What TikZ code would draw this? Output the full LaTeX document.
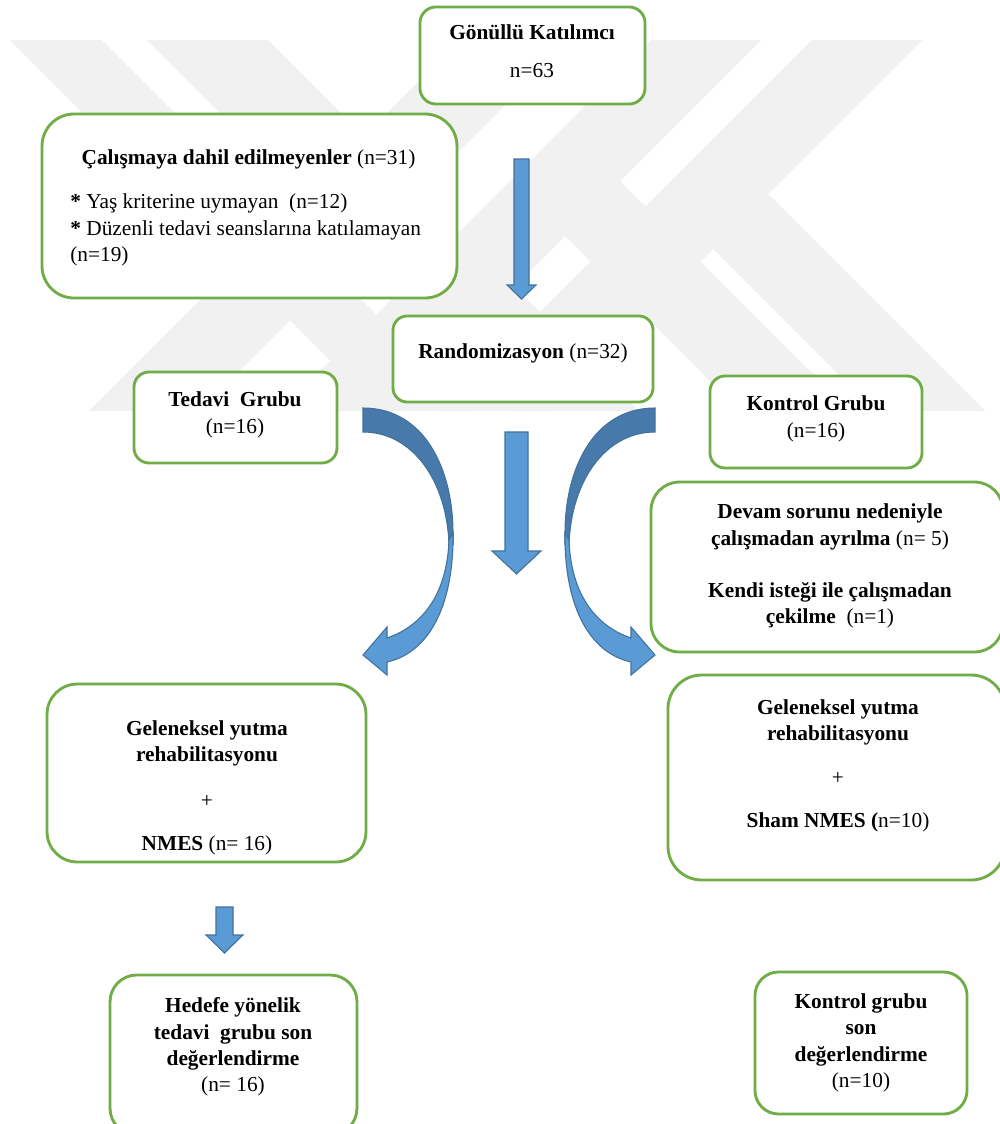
\documentclass[tikz,border=0pt]{standalone}
\usepackage{fontspec}
\setmainfont{Liberation Serif}

\definecolor{boxgreen}{RGB}{112,173,71}
\definecolor{arrowfill}{RGB}{91,155,213}
\definecolor{arrowdark}{RGB}{71,122,170}
\definecolor{arrowline}{RGB}{65,113,156}
\definecolor{wmgray}{RGB}{241,241,241}

\tikzset{
    box/.style={draw=boxgreen, line width=1.6pt, fill=white, inner sep=0pt, outer sep=0pt},
    txt/.style={align=center, inner sep=0pt, font=\fontsize{12}{14.9}\selectfont},
    blockarrow/.style={fill=arrowfill, draw=arrowline, line width=0.6pt, line join=miter},
    watermark/.style={fill=wmgray},
    curvedarrow/.pic={
        % back half
        \draw[blockarrow, fill=arrowdark] (363,408) .. controls (425,408) and (453,470) .. (453,533)
            -- (453,545) -- (449,545) .. controls (447,480) and (412,432) .. (363,432) -- cycle;
        % front half with head
        \draw[blockarrow] (449,540) -- (453,533) .. controls (454,600) and (432,652) .. (387,662)
            -- (387,675) -- (363,655) -- (387,627) -- (387,638)
            .. controls (422,626) and (447,595) .. (449,540) -- cycle;
    }
}

% x, top, head start, tip, shaft half width, head half width
\newcommand{\downblock}[6]{%
    \draw[blockarrow] (#1-#5,#2) -- (#1+#5,#2) -- (#1+#5,#3) -- (#1+#6,#3)
        -- (#1,#4) -- (#1-#6,#3) -- (#1-#5,#3) -- cycle;}

\begin{document}
\begin{tikzpicture}[x=0.5625pt, y=-0.5625pt]
        \useasboundingbox (0,0) rectangle (1000,1124);
        \clip (0,0) rectangle (1000,1124);
        \fill[white] (0,0) rectangle (1000,1124);

        % Watermark
        \fill[watermark] (10,40) -- (102,40) -- (473,411) -- (381,411) -- cycle;
        \fill[watermark] (147,40) -- (268,40) -- (639,411) -- (518,411) -- cycle;
        \fill[watermark] (89,411) -- (199,411) -- (570,40) -- (460,40) -- cycle;
        \fill[watermark] (280,411) -- (390,411) -- (761,40) -- (651,40) -- cycle;
        \fill[watermark] (441,411) -- (551,411) -- (922,40) -- (812,40) -- cycle;
        \fill[watermark] (620,181) -- (850,411) -- (740,411) -- (565,236) -- cycle;
        \fill[watermark] (768,194) -- (985,411) -- (875,411) -- (713,249) -- cycle;

        % Boxes
        \node[box, minimum width=126.6pt, minimum height=54.6pt, rounded corners=9pt] (gonullu) at (532.5,55.5) {};
        \node[box, minimum width=233.4pt, minimum height=103.5pt, rounded corners=18pt] (dahil) at (249.5,206) {};
        \node[box, minimum width=146.3pt, minimum height=48.4pt, rounded corners=8pt] (random) at (523,359) {};
        \node[box, minimum width=114.2pt, minimum height=51.2pt, rounded corners=8.5pt] (tedavi) at (235.5,417.5) {};
        \node[box, minimum width=119.3pt, minimum height=51.8pt, rounded corners=8.6pt] (kontrol) at (816,422) {};
        \node[box, minimum width=198pt, minimum height=95.6pt, rounded corners=16pt] (devam) at (827,567) {};
        \node[box, minimum width=179.4pt, minimum height=100.1pt, rounded corners=17pt] (gelsol) at (206.5,773) {};
        \node[box, minimum width=189.6pt, minimum height=115.3pt, rounded corners=19pt] (gelsag) at (836.5,777.5) {};
        \node[box, minimum width=138.9pt, minimum height=90pt, rounded corners=15pt] (hedef) at (233.5,1055) {};
        \node[box, minimum width=119.3pt, minimum height=79.9pt, rounded corners=13.3pt] (kontson) at (861,1043) {};

        % Labels
        \node[txt] (gonullutxt) at (532,51) {\textbf{Gönüllü Katılımcı}\\[6.5pt] n=63};
        \node[txt] (dahiltxt) at (248.5,159) {\textbf{Çalışmaya dahil edilmeyenler} (n=31)};
        \node[txt, align=left, anchor=west] (dahillist) at (70,230)
            {\textbf{*} Yaş kriterine uymayan\ \ (n=12)\\ \textbf{*} Düzenli tedavi seanslarına katılamayan\\ (n=19)};
        \node[txt] (randomtxt) at (523,353) {\textbf{Randomizasyon} (n=32)};
        \node[txt] (tedavitxt) at (235,415) {\textbf{Tedavi\ \ Grubu}\\ (n=16)};
        \node[txt] (kontroltxt) at (816,419) {\textbf{Kontrol Grubu}\\ (n=16)};
        \node[txt] (devamtxt) at (830,566) {\textbf{Devam sorunu nedeniyle}\\ \textbf{çalışmadan ayrılma} (n= 5)\\[14.4pt]
            \textbf{Kendi isteği ile çalışmadan}\\ \textbf{çekilme}\ \ (n=1)};
        \node[txt] (gelsoltxt) at (207,788) {\textbf{Geleneksel yutma}\\ \textbf{rehabilitasyonu}\\[11pt] +\\[9.3pt] \textbf{NMES} (n= 16)};
        \node[txt] (gelsagtxt) at (838,766) {\textbf{Geleneksel yutma}\\ \textbf{rehabilitasyonu}\\[9.9pt] +\\[9.3pt] \textbf{Sham NMES (}n=10)};
        \node[txt] (hedeftxt) at (233,1047) {\textbf{Hedefe yönelik}\\ \textbf{tedavi\ \ grubu son}\\ \textbf{değerlendirme}\\ (n= 16)};
        \node[txt] (kontsontxt) at (861,1043) {\textbf{Kontrol grubu}\\ \textbf{son}\\ \textbf{değerlendirme}\\ (n=10)};

        % Arrows
        \downblock{521.5}{159}{285}{299}{7.5}{14.5}
        \downblock{516.5}{432}{551}{574}{11.5}{24.5}
        \downblock{224.5}{907}{935}{953}{8.5}{18.5}
        \pic at (0,0) {curvedarrow};
        \pic[xscale=-1] at (1018,0) {curvedarrow};
    \end{tikzpicture}
\end{document}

---*---

■ WHAT IS REQUIRED: Leave every image out, and retype the material exactly.

■ ANSWER BELOW:
What TikZ code would draw this? Output the full LaTeX document.
\documentclass[tikz,border=0pt]{standalone}
\usepackage{fontspec}
\setmainfont{Liberation Serif}

\definecolor{boxgreen}{RGB}{112,173,71}
\definecolor{arrowfill}{RGB}{91,155,213}
\definecolor{arrowdark}{RGB}{71,122,170}
\definecolor{arrowline}{RGB}{65,113,156}
\definecolor{wmgray}{RGB}{241,241,241}

\tikzset{
    box/.style={draw=boxgreen, line width=1.6pt, fill=white, inner sep=0pt, outer sep=0pt},
    txt/.style={align=center, inner sep=0pt, font=\fontsize{12}{14.9}\selectfont},
    blockarrow/.style={fill=arrowfill, draw=arrowline, line width=0.6pt, line join=miter},
    watermark/.style={fill=wmgray},
    curvedarrow/.pic={
        % back half
        \draw[blockarrow, fill=arrowdark] (363,408) .. controls (425,408) and (453,470) .. (453,533)
            -- (453,545) -- (449,545) .. controls (447,480) and (412,432) .. (363,432) -- cycle;
        % front half with head
        \draw[blockarrow] (449,540) -- (453,533) .. controls (454,600) and (432,652) .. (387,662)
            -- (387,675) -- (363,655) -- (387,627) -- (387,638)
            .. controls (422,626) and (447,595) .. (449,540) -- cycle;
    }
}

% x, top, head start, tip, shaft half width, head half width
\newcommand{\downblock}[6]{%
    \draw[blockarrow] (#1-#5,#2) -- (#1+#5,#2) -- (#1+#5,#3) -- (#1+#6,#3)
        -- (#1,#4) -- (#1-#6,#3) -- (#1-#5,#3) -- cycle;}

\begin{document}
\begin{tikzpicture}[x=0.5625pt, y=-0.5625pt]
        \useasboundingbox (0,0) rectangle (1000,1124);
        \clip (0,0) rectangle (1000,1124);
        \fill[white] (0,0) rectangle (1000,1124);

        % Watermark
        \fill[watermark] (10,40) -- (102,40) -- (473,411) -- (381,411) -- cycle;
        \fill[watermark] (147,40) -- (268,40) -- (639,411) -- (518,411) -- cycle;
        \fill[watermark] (89,411) -- (199,411) -- (570,40) -- (460,40) -- cycle;
        \fill[watermark] (280,411) -- (390,411) -- (761,40) -- (651,40) -- cycle;
        \fill[watermark] (441,411) -- (551,411) -- (922,40) -- (812,40) -- cycle;
        \fill[watermark] (620,181) -- (850,411) -- (740,411) -- (565,236) -- cycle;
        \fill[watermark] (768,194) -- (985,411) -- (875,411) -- (713,249) -- cycle;

        % Boxes
        \node[box, minimum width=126.6pt, minimum height=54.6pt, rounded corners=9pt] (gonullu) at (532.5,55.5) {};
        \node[box, minimum width=233.4pt, minimum height=103.5pt, rounded corners=18pt] (dahil) at (249.5,206) {};
        \node[box, minimum width=146.3pt, minimum height=48.4pt, rounded corners=8pt] (random) at (523,359) {};
        \node[box, minimum width=114.2pt, minimum height=51.2pt, rounded corners=8.5pt] (tedavi) at (235.5,417.5) {};
        \node[box, minimum width=119.3pt, minimum height=51.8pt, rounded corners=8.6pt] (kontrol) at (816,422) {};
        \node[box, minimum width=198pt, minimum height=95.6pt, rounded corners=16pt] (devam) at (827,567) {};
        \node[box, minimum width=179.4pt, minimum height=100.1pt, rounded corners=17pt] (gelsol) at (206.5,773) {};
        \node[box, minimum width=189.6pt, minimum height=115.3pt, rounded corners=19pt] (gelsag) at (836.5,777.5) {};
        \node[box, minimum width=138.9pt, minimum height=90pt, rounded corners=15pt] (hedef) at (233.5,1055) {};
        \node[box, minimum width=119.3pt, minimum height=79.9pt, rounded corners=13.3pt] (kontson) at (861,1043) {};

        % Labels
        \node[txt] (gonullutxt) at (532,51) {\textbf{Gönüllü Katılımcı}\\[6.5pt] n=63};
        \node[txt] (dahiltxt) at (248.5,159) {\textbf{Çalışmaya dahil edilmeyenler} (n=31)};
        \node[txt, align=left, anchor=west] (dahillist) at (70,230)
            {\textbf{*} Yaş kriterine uymayan\ \ (n=12)\\ \textbf{*} Düzenli tedavi seanslarına katılamayan\\ (n=19)};
        \node[txt] (randomtxt) at (523,353) {\textbf{Randomizasyon} (n=32)};
        \node[txt] (tedavitxt) at (235,415) {\textbf{Tedavi\ \ Grubu}\\ (n=16)};
        \node[txt] (kontroltxt) at (816,419) {\textbf{Kontrol Grubu}\\ (n=16)};
        \node[txt] (devamtxt) at (830,566) {\textbf{Devam sorunu nedeniyle}\\ \textbf{çalışmadan ayrılma} (n= 5)\\[14.4pt]
            \textbf{Kendi isteği ile çalışmadan}\\ \textbf{çekilme}\ \ (n=1)};
        \node[txt] (gelsoltxt) at (207,788) {\textbf{Geleneksel yutma}\\ \textbf{rehabilitasyonu}\\[11pt] +\\[9.3pt] \textbf{NMES} (n= 16)};
        \node[txt] (gelsagtxt) at (838,766) {\textbf{Geleneksel yutma}\\ \textbf{rehabilitasyonu}\\[9.9pt] +\\[9.3pt] \textbf{Sham NMES (}n=10)};
        \node[txt] (hedeftxt) at (233,1047) {\textbf{Hedefe yönelik}\\ \textbf{tedavi\ \ grubu son}\\ \textbf{değerlendirme}\\ (n= 16)};
        \node[txt] (kontsontxt) at (861,1043) {\textbf{Kontrol grubu}\\ \textbf{son}\\ \textbf{değerlendirme}\\ (n=10)};

        % Arrows
        \downblock{521.5}{159}{285}{299}{7.5}{14.5}
        \downblock{516.5}{432}{551}{574}{11.5}{24.5}
        \downblock{224.5}{907}{935}{953}{8.5}{18.5}
        \pic at (0,0) {curvedarrow};
        \pic[xscale=-1] at (1018,0) {curvedarrow};
    \end{tikzpicture}
\end{document}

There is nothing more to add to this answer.